One of the oddities of reviewing a game for a site such as Ready Up is that games frequently come on plain looking discs with no manuals. This means that when we review a game, if anything is not obvious in-game, there is no manual to turn to for help. With Sony’s turn towards digital downloads for the Vita, many people will buy Ridge Racer from the online store, download it and be in the same boat I was in. Staring at the main menu, confused. After spending ten minutes scrolling back and forth using the touchscreen looking for a button that said “Campaign” or “Single Player”, I eventually stumbled across the button to bring up the digital manual and had a look.

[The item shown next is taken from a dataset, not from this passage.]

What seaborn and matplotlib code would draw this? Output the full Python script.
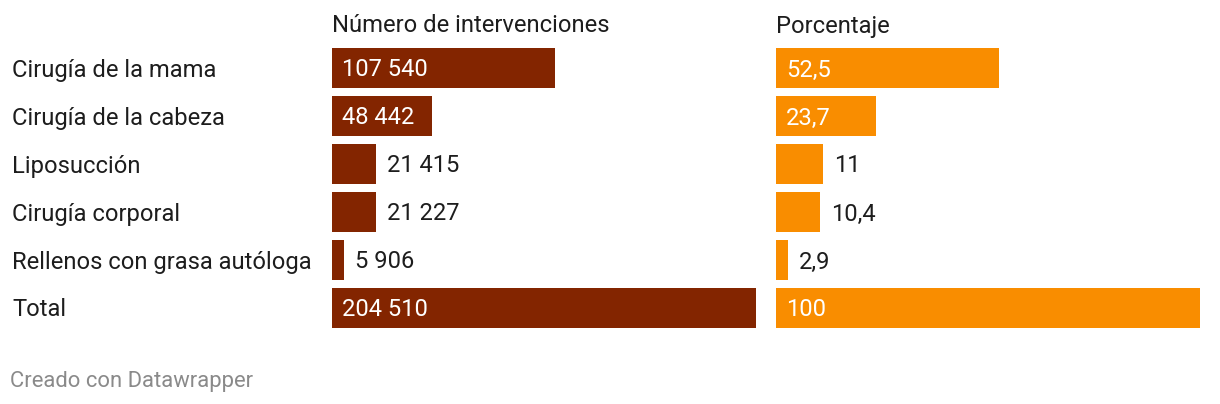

Ridge Racer, it seems, doesn’t really have what you’d call a single player campaign, with only three race modes on offer. World Race is your multiplayer racing mode, Spot Race is a sort of Quick Race mode against AI cars, and Time Attack is exactly what it sounds like, a best lap time mode. All of these modes earn you credits, which you can use to upgrade your car, which is then used across all three modes. There’s no separate multiplayer progression here.
World Race seems to be the bulk of the game, where you can race online against people over the internet with up to eight online players per race. You can also race against other people’s uploaded ghosts to try and beat their times, or play a face to face battle against someone else with a Vita in your immediate vicinity. The online racing mode works well enough, with decent lobbies that are only marred by the irritating fact that there is only one song that plays while you’re in them, over and over again like you’re on hold.
So, to the actual racing. You get to race on one of only three tracks, which have been stretched out to a dubious six by the addition of letting you drive around them backwards. The graphics look nice and bright on the Vita’s wonderful screen, and the game flows smoothly along. There’s a tremendous sense of speed conveyed. The racing is extremely arcadey, which will come as no surprise to anyone who played Ridge Racer before. Drift is the name of the game, as you get your car sideways through even the gentlest of corners to keep up your speed and build up nitrous for use on the straights.
Take your Vita away from a network connection, though, and you are only left with Spot Race and Time Attack. Spot Race is fine, but how many times are you really going to want to race against AI racers on the same three tracks? Time Attack comes with all the prerequisite leader boards, so if seeing your name in lights is what flicks your switch, you could get quite a lot out of that mode. Again, though, with just three tracks you could quite easily become bored.